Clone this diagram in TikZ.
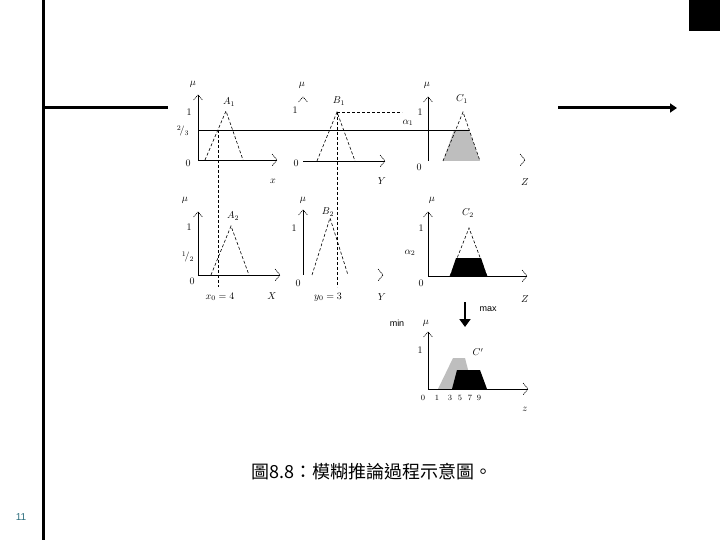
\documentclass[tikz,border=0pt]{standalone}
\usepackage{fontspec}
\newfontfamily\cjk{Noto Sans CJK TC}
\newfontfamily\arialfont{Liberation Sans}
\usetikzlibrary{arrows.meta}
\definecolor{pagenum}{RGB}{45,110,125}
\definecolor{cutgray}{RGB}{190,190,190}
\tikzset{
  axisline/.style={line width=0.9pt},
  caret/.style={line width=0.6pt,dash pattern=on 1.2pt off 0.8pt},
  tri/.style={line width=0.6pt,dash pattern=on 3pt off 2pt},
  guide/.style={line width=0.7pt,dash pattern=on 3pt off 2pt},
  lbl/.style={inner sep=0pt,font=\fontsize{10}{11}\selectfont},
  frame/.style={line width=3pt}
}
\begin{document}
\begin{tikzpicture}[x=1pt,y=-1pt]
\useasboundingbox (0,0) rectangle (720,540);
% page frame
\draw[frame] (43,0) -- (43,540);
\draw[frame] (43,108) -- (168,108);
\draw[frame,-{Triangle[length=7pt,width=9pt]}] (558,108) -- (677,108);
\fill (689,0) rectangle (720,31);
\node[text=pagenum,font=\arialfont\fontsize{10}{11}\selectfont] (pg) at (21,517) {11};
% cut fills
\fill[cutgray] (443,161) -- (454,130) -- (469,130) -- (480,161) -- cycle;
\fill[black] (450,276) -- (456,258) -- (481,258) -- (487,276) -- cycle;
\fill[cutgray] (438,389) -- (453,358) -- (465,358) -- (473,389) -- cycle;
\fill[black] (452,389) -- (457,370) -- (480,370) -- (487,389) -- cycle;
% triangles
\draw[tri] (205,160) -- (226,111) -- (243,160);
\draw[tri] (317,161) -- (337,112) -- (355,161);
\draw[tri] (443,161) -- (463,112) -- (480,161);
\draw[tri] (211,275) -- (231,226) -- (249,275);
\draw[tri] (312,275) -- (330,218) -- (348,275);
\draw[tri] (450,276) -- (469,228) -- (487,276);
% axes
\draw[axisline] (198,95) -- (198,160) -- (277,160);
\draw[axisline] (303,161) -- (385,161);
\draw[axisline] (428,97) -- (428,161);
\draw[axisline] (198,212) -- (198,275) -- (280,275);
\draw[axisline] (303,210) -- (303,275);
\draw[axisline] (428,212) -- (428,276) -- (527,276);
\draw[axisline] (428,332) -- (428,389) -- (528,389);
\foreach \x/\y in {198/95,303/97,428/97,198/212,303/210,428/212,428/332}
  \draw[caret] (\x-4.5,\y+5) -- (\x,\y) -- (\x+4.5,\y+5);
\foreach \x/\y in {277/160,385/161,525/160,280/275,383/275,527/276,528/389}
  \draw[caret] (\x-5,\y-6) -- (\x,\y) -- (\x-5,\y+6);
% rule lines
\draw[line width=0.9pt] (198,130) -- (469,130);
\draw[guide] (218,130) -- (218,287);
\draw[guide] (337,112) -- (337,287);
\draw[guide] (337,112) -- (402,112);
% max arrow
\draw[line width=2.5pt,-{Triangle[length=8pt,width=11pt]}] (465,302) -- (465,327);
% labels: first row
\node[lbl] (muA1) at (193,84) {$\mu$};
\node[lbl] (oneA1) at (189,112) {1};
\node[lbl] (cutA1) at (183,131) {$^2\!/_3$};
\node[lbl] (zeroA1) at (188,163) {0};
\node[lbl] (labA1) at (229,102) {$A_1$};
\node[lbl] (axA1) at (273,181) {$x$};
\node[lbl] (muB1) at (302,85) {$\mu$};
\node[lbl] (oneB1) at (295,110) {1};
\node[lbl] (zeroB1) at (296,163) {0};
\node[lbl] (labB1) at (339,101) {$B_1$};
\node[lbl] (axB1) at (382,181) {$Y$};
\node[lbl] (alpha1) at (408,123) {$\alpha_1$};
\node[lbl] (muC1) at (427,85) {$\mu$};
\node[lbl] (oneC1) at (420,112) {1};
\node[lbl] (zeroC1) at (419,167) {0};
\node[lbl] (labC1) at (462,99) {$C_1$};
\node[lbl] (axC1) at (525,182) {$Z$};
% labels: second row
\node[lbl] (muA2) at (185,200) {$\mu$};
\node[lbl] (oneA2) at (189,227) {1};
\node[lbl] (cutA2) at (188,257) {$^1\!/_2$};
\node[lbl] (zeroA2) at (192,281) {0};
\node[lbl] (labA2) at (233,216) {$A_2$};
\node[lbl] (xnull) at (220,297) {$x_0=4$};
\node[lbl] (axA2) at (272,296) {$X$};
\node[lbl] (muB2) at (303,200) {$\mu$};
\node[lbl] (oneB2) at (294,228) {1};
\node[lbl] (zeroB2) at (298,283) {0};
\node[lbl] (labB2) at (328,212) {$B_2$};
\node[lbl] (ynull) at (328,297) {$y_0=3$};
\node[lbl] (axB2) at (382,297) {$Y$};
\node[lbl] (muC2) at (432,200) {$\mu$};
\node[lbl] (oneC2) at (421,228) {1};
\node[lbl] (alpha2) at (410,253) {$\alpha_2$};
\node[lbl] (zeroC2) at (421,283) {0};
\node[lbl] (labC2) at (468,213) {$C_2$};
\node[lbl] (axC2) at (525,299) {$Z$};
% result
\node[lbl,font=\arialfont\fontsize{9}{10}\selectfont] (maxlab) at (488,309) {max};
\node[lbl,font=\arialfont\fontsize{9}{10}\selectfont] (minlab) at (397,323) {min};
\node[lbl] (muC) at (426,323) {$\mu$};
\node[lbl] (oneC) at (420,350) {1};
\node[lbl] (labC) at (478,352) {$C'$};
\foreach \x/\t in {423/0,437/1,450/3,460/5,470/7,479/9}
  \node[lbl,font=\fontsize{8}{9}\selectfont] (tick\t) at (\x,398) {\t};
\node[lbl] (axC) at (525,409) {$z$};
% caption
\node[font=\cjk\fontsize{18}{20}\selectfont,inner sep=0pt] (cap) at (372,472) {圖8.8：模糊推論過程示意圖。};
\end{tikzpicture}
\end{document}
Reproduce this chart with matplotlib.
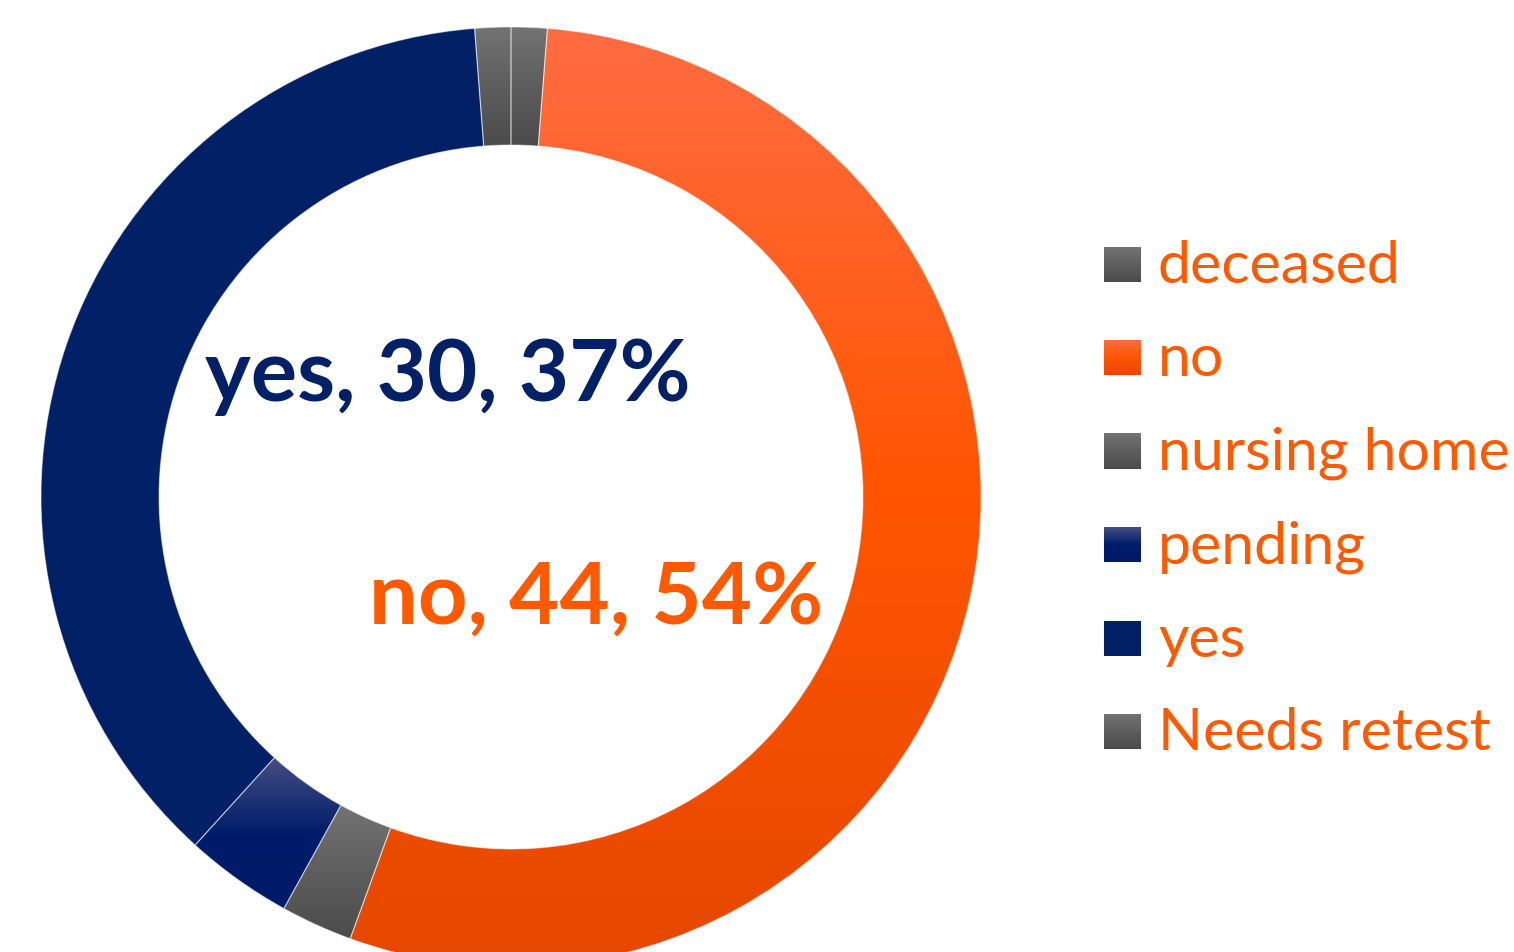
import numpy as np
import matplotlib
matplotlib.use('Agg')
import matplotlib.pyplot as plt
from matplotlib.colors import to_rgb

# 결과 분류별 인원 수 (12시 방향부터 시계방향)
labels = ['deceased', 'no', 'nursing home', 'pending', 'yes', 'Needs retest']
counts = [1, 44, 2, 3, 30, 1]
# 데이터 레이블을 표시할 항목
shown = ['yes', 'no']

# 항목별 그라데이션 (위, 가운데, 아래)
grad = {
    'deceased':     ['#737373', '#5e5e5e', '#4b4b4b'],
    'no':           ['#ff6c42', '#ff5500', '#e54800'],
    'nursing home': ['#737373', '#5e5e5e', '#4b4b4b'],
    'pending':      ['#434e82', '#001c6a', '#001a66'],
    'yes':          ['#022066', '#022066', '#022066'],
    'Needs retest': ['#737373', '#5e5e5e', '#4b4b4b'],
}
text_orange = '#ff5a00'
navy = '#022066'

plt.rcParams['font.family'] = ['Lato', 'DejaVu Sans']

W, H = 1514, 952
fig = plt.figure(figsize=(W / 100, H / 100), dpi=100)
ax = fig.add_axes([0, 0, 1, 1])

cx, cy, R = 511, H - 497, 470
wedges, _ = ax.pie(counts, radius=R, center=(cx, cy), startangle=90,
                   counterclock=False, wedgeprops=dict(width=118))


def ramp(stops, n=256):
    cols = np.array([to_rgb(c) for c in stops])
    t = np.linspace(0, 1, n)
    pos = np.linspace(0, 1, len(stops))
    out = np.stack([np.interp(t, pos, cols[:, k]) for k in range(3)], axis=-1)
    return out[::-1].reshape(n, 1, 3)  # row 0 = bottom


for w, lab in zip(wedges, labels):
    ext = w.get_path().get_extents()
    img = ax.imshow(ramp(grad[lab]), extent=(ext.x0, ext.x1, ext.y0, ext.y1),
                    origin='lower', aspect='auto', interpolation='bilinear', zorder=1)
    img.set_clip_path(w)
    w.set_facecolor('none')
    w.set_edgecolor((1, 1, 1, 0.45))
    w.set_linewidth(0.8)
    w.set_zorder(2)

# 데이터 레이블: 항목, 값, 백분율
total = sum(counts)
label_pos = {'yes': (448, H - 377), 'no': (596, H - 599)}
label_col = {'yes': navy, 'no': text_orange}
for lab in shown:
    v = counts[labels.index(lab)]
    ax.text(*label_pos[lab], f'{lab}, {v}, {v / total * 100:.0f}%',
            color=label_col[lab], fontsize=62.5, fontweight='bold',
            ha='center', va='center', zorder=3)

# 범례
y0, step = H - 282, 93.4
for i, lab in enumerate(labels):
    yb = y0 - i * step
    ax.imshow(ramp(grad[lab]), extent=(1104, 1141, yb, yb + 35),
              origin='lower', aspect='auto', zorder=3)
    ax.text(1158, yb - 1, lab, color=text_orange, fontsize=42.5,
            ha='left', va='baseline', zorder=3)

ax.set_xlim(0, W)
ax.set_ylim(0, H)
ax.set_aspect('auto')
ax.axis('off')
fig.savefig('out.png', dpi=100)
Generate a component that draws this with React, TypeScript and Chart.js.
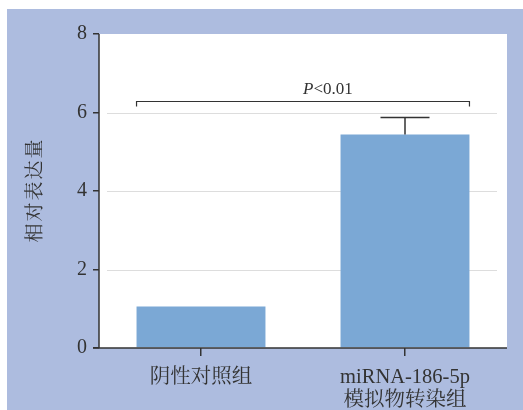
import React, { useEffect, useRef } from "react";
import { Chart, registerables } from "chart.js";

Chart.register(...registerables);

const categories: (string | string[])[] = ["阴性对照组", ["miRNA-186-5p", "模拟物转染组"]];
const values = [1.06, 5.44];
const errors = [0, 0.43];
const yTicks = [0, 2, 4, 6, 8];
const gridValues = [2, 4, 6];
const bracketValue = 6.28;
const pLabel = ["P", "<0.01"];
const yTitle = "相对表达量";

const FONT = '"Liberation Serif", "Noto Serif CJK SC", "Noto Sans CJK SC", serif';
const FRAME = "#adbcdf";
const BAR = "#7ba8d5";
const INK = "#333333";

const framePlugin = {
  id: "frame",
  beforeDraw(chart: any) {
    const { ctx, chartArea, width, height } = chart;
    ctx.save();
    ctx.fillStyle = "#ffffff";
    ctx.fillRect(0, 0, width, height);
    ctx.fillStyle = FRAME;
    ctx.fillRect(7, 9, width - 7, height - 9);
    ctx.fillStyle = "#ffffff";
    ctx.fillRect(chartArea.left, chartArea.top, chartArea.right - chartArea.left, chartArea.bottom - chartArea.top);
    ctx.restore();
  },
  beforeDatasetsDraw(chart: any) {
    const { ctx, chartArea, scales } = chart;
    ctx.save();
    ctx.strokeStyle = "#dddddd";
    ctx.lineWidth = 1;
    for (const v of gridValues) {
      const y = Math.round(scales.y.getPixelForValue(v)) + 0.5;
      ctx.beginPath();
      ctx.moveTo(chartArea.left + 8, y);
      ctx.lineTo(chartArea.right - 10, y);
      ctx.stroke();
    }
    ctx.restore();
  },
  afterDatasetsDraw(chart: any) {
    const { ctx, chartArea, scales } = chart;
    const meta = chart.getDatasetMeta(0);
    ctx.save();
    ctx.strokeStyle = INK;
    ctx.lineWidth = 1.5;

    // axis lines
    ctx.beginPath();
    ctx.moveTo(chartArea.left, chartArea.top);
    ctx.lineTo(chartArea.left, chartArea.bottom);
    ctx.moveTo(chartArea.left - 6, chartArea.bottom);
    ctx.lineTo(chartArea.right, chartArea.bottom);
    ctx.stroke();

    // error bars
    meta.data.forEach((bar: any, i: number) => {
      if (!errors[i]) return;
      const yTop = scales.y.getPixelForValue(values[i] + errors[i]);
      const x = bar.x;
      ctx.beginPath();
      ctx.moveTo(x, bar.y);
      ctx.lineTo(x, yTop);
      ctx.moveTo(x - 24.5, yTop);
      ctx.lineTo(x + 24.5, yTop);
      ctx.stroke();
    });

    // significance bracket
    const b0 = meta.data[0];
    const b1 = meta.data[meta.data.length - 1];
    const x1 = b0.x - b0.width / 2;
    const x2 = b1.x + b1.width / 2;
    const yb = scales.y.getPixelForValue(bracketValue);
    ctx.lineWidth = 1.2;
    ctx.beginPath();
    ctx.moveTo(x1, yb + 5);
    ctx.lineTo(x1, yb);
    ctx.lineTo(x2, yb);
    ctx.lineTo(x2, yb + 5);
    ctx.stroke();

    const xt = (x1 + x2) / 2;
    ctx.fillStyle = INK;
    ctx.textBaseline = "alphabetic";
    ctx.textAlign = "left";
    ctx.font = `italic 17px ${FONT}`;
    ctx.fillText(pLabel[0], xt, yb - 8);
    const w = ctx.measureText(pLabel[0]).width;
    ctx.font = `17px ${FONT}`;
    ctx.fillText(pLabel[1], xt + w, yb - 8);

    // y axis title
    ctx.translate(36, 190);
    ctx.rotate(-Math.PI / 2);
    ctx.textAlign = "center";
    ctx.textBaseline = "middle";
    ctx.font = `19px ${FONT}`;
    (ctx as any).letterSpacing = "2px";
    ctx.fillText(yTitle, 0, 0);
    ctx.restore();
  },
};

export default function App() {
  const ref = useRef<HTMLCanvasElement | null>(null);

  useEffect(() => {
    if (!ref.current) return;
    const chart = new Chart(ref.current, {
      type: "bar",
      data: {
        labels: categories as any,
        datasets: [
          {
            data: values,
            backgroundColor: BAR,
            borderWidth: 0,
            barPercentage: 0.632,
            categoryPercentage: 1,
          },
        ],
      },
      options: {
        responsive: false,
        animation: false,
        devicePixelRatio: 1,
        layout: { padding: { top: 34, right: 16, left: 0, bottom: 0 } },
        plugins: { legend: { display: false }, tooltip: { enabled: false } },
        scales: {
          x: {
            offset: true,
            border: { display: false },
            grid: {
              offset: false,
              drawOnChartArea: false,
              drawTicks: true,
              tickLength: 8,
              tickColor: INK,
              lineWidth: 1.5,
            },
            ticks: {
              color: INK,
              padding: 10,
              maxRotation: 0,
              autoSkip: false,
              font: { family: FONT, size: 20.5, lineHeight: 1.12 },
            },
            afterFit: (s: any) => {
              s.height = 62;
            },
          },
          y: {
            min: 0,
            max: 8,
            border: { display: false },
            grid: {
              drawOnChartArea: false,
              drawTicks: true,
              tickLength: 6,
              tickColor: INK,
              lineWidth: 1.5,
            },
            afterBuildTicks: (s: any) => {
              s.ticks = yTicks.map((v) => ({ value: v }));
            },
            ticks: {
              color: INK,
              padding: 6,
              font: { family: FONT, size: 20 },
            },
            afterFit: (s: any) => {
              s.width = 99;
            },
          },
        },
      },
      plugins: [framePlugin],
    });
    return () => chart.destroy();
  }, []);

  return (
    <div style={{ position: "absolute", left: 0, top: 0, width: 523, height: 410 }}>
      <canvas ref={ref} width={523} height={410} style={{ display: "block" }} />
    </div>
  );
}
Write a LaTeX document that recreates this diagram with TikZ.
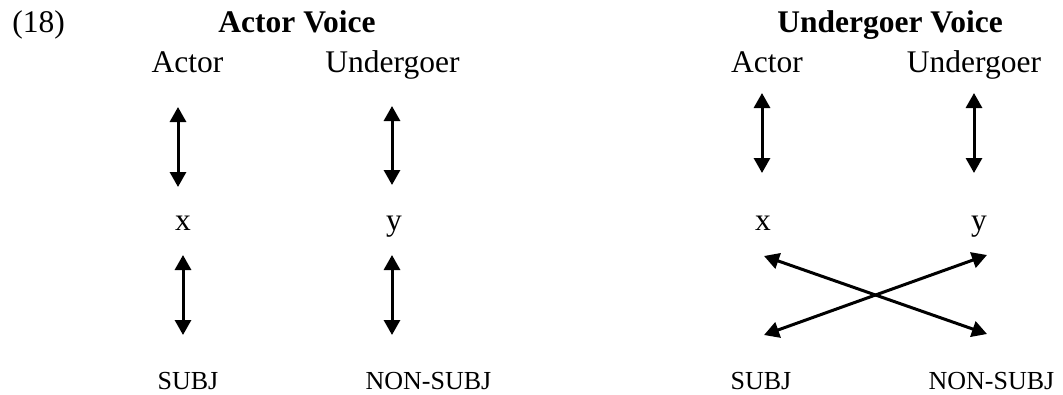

·····

▶ SET TASK
List each line of the entries that holds the string "diagram".

▶ OUTPUT FOR THIS EXERCISE
Clone this diagram in TikZ.
Write a LaTeX document that recreates this diagram with TikZ.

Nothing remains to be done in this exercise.